--- Task requirements ---
Look through the material below, count the lines containing the word "this", and state only the count.

Source code of charts:
★ ★ ★

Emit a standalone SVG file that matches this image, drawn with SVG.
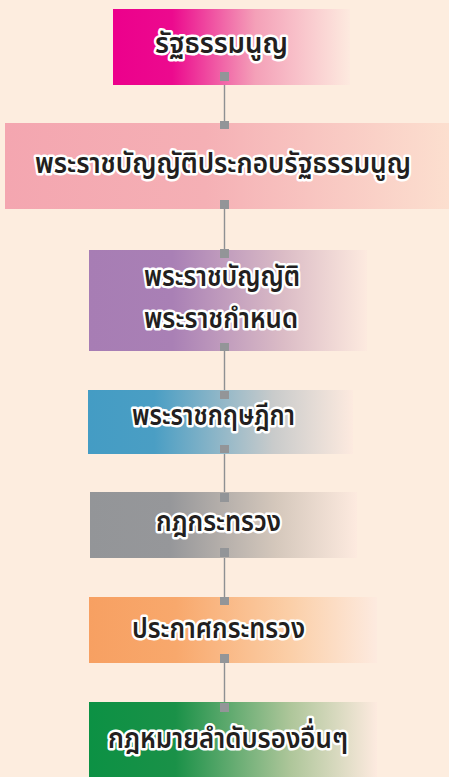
<svg xmlns="http://www.w3.org/2000/svg" width="449" height="777" viewBox="0 0 449 777">
<style>
.lbl{font-family:"Noto Sans","Noto Sans Thai","Noto Sans Thai Looped",sans-serif;font-size:29px;fill:#231f20;stroke:#ffffff;stroke-width:5px;stroke-linejoin:round;paint-order:stroke fill;font-weight:600}
.conn{stroke:#8e9093;stroke-width:1.4}
.sq{fill:#939598}
</style>
<defs>
<linearGradient id="g1" x1="0" x2="1" y1="0" y2="0"><stop offset="0" stop-color="#ec008c"/><stop offset="0.25" stop-color="#ec0a8e"/><stop offset="0.6" stop-color="#f4a0b8"/><stop offset="1" stop-color="#fdeadf"/></linearGradient>
<linearGradient id="g2" x1="0" x2="1" y1="0" y2="0"><stop offset="0" stop-color="#f4a6b0"/><stop offset="0.45" stop-color="#f5b0b5"/><stop offset="1" stop-color="#fcdfcf"/></linearGradient>
<linearGradient id="g3" x1="0" x2="1" y1="0" y2="0"><stop offset="0" stop-color="#a77db4"/><stop offset="0.3" stop-color="#a980b5"/><stop offset="0.7" stop-color="#dbbcc6"/><stop offset="1" stop-color="#fdeadf"/></linearGradient>
<linearGradient id="g4" x1="0" x2="1" y1="0" y2="0"><stop offset="0" stop-color="#449cc4"/><stop offset="0.25" stop-color="#4a9ec4"/><stop offset="0.7" stop-color="#c9cbcb"/><stop offset="1" stop-color="#fdeadf"/></linearGradient>
<linearGradient id="g5" x1="0" x2="1" y1="0" y2="0"><stop offset="0" stop-color="#939598"/><stop offset="0.3" stop-color="#96979a"/><stop offset="0.7" stop-color="#d5c8bc"/><stop offset="1" stop-color="#fdeadf"/></linearGradient>
<linearGradient id="g6" x1="0" x2="1" y1="0" y2="0"><stop offset="0" stop-color="#f7a062"/><stop offset="0.3" stop-color="#f8a86c"/><stop offset="0.7" stop-color="#fbcfa8"/><stop offset="1" stop-color="#fdeadf"/></linearGradient>
<linearGradient id="g7" x1="0" x2="1" y1="0" y2="0"><stop offset="0" stop-color="#0c9144"/><stop offset="0.3" stop-color="#1a9148"/><stop offset="0.7" stop-color="#aec69a"/><stop offset="1" stop-color="#fdeadf"/></linearGradient>
</defs>
<rect width="449" height="777" fill="#fdeddf"/>
<g id="connectors">
<line class="conn" x1="224.5" y1="80" x2="224.5" y2="705"/>
</g>
<g id="n1"><rect x="113" y="9" width="237" height="76" fill="url(#g1)"/><text class="lbl" x="155" y="53" textLength="133" lengthAdjust="spacingAndGlyphs">รัฐธรรมนูญ</text><rect class="sq" x="220" y="72" width="9" height="9"/></g>
<g id="n2"><rect x="5" y="123" width="444" height="86" fill="url(#g2)"/><text class="lbl" x="35" y="173" textLength="376" lengthAdjust="spacingAndGlyphs">พระราชบัญญัติประกอบรัฐธรรมนูญ</text><rect class="sq" x="220" y="121" width="9" height="8"/><rect class="sq" x="220" y="200" width="9" height="9"/></g>
<g id="n3"><rect x="89" y="250" width="278" height="101" fill="url(#g3)"/><text class="lbl" x="144" y="286" textLength="156" lengthAdjust="spacingAndGlyphs">พระราชบัญญัติ</text><text class="lbl" x="144" y="328" textLength="154" lengthAdjust="spacingAndGlyphs">พระราชกำหนด</text><rect class="sq" x="220" y="249" width="9" height="9"/><rect class="sq" x="220" y="343" width="9" height="8"/></g>
<g id="n4"><rect x="88" y="390" width="265" height="64" fill="url(#g4)"/><text class="lbl" x="132" y="425" textLength="163" lengthAdjust="spacingAndGlyphs">พระราชกฤษฎีกา</text><rect class="sq" x="220" y="391" width="9" height="8"/><rect class="sq" x="220" y="445" width="9" height="8"/></g>
<g id="n5"><rect x="90" y="492" width="267" height="66" fill="url(#g5)"/><text class="lbl" x="156" y="531" textLength="125" lengthAdjust="spacingAndGlyphs">กฎกระทรวง</text><rect class="sq" x="220" y="493" width="9" height="9"/><rect class="sq" x="220" y="548" width="9" height="9"/></g>
<g id="n6"><rect x="89" y="597" width="288" height="66" fill="url(#g6)"/><text class="lbl" x="132" y="638" textLength="173" lengthAdjust="spacingAndGlyphs">ประกาศกระทรวง</text><rect class="sq" x="220" y="597" width="9" height="8"/><rect class="sq" x="220" y="654" width="9" height="9"/></g>
<g id="n7"><rect x="89" y="702" width="288" height="75" fill="url(#g7)"/><text class="lbl" x="108" y="748" textLength="240" lengthAdjust="spacingAndGlyphs">กฎหมายลำดับรองอื่นๆ</text><rect class="sq" x="220" y="703" width="9" height="9"/></g>
</svg>
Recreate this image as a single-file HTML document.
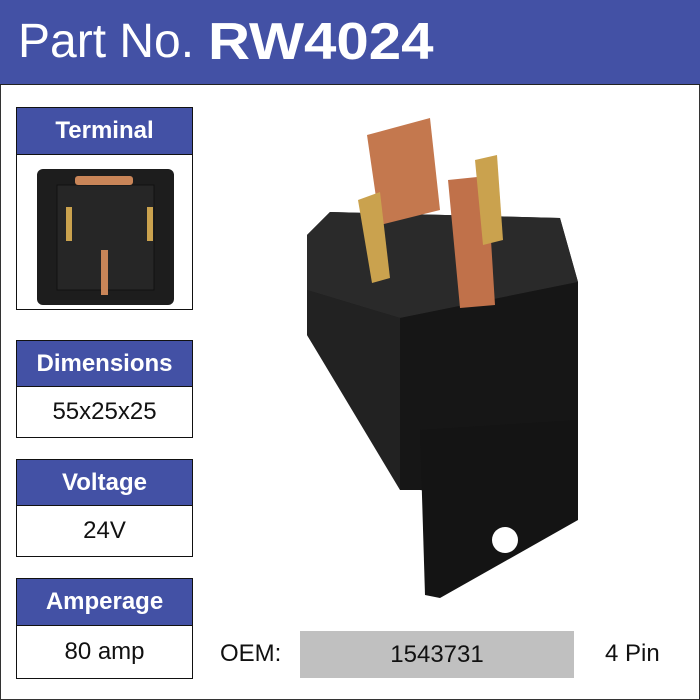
<!DOCTYPE html>
<html><head><style>
body{margin:0;width:700px;height:700px;position:relative;background:#fff;font-family:"Liberation Sans",Arial,sans-serif;overflow:hidden}
.frame{position:absolute;left:0;top:0;width:698px;height:698px;border:1px solid #333}
.hdr{position:absolute;left:0;top:0;width:700px;height:84px;background:#4351a5;border-bottom:1px solid #222;color:#fff}
.hdr span{position:absolute;top:14px;font-size:48px}
.box{position:absolute;left:16px;width:175px;border:1px solid #111}
.bh{background:#4351a5;color:#fff;font-weight:bold;font-size:24px;text-align:center;border-bottom:1px solid #111}
.bv{font-size:24px;text-align:center;color:#111}
.t{position:absolute;font-size:24px;color:#111}
</style></head><body>
<div class="frame"></div>
<div class="hdr"><span style="left:18px">Part No.</span><span style="left:208px;top:12px;font-weight:bold;font-size:52px;transform:scaleX(1.12);transform-origin:left">RW4024</span></div>
<div class="box" style="top:107px;height:201px"><div class="bh" style="height:46px;line-height:46px">Terminal</div>
<svg width="175" height="154" style="display:block">
<rect x="20" y="14" width="137" height="136" rx="6" fill="#1d1d1d"/>
<rect x="40" y="30" width="97" height="105" fill="#262626" stroke="#111"/>
<rect x="58" y="21" width="58" height="9" rx="3" fill="#c98558"/>
<rect x="49" y="52" width="6" height="34" fill="#caa24e"/>
<rect x="130" y="52" width="6" height="34" fill="#caa24e"/>
<rect x="84" y="95" width="7" height="45" fill="#c98558"/>
</svg></div>
<div class="box" style="top:340px;height:96px"><div class="bh" style="height:45px;line-height:45px">Dimensions</div><div class="bv" style="line-height:50px">55x25x25</div></div>
<div class="box" style="top:459px;height:96px"><div class="bh" style="height:45px;line-height:45px">Voltage</div><div class="bv" style="line-height:50px">24V</div></div>
<div class="box" style="top:578px;height:99px"><div class="bh" style="height:46px;line-height:46px">Amperage</div><div class="bv" style="line-height:52px">80 amp</div></div>
<svg style="position:absolute;left:0;top:0" width="700" height="700">
<polygon points="307,235 330,212 560,218 578,282 578,500 540,505 420,490 400,485 307,335" fill="#1c1c1c"/>
<polygon points="307,235 330,212 560,218 578,282 400,318 307,290" fill="#2a2a2a"/>
<polygon points="400,318 578,282 578,490 400,490" fill="#161616"/>
<polygon points="307,290 400,318 400,490 307,335" fill="#222"/>
<polygon points="420,430 578,420 578,520 440,598 425,595" fill="#141414"/>
<circle cx="505" cy="540" r="13" fill="#fff"/>
<polygon points="367,135 430,118 440,210 380,225" fill="#c4784e"/>
<polygon points="448,180 487,176 495,305 460,308" fill="#c0714a"/>
<polygon points="358,200 380,192 390,278 372,283" fill="#caa24e"/>
<polygon points="475,160 497,155 503,240 483,245" fill="#caa24e"/>
</svg>
<div class="t" style="left:220px;top:640px">OEM:</div>
<div style="position:absolute;left:300px;top:631px;width:274px;height:47px;background:#c0c0c0;font-size:24px;text-align:center;line-height:47px;color:#111">1543731</div>
<div class="t" style="left:605px;top:640px">4 Pin</div>
</body></html>
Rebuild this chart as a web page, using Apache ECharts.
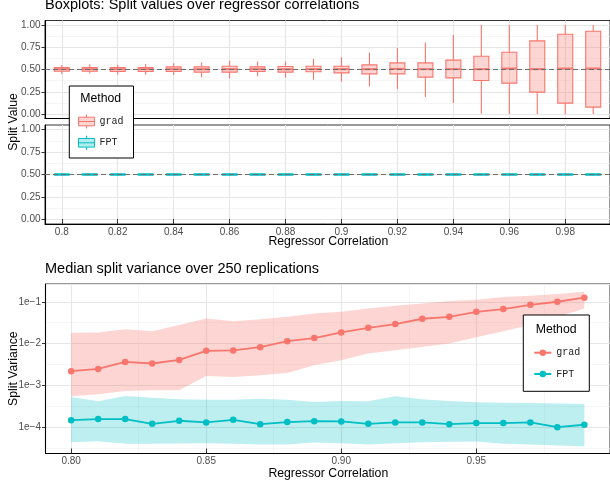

★ ★ ★

--- Worked answer ---
3